You may not petition the Court to seal criminal conviction records if you still owe restitution, fines, court costs, late fees, or other fees ordered by the Court in the case being requested to seal, unless the court has vacated such order.
Defendants convicted of the following offenses are eligible to petition to seal the conviction:
1. Any petty offense in violation of article 18 of title 18;
2. Any misdemeanor in violation of article 18 of title 18.
3. Any class 5 or class 6 felony in violation of article 18 of title 18 EXCEPT if the conviction was for the sale, manufacturing or dispensing of a controlled substance as defined at §18-18-102(5), C.R.S. or attempt of those offenses or for possession with intent to manufacture, dispense or sell a controlled substance.

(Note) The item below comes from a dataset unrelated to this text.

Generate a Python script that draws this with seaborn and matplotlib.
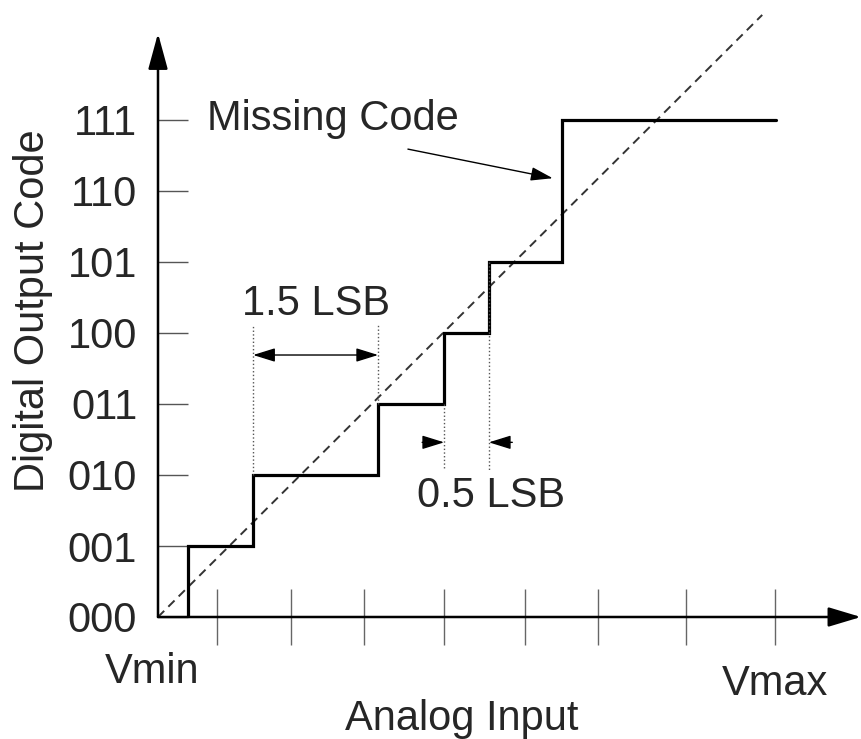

4. Any offense that would be a class 5 or class 6 felony in violation of article 18 of title 18 if the offense were to have occurred on July 1, 2008.
An order sealing conviction records shall not be construed to vacate a conviction.
If you obtain a conviction of a new criminal offense after an order sealing conviction records is entered, the Court, on its own motion or upon the motion of any prosecuting attorney, shall order the conviction record to be unsealed.
The office of the prosecuting attorney may charge you for all reasonable attorney fees and costs relating to the petition to seal. Such costs will be payable prior to the entry of an order sealing the conviction records.
The Court, law enforcement and criminal justice agencies, or prosecuting attorney for any lawful purpose relating to the investigation or prosecution of any case will always have access to the file. The files are not destroyed.
Upon the entry of an order to seal and an inquiry in the matter, you and all criminal justice agencies may properly respond that “no such conviction record exists with respect to such person”.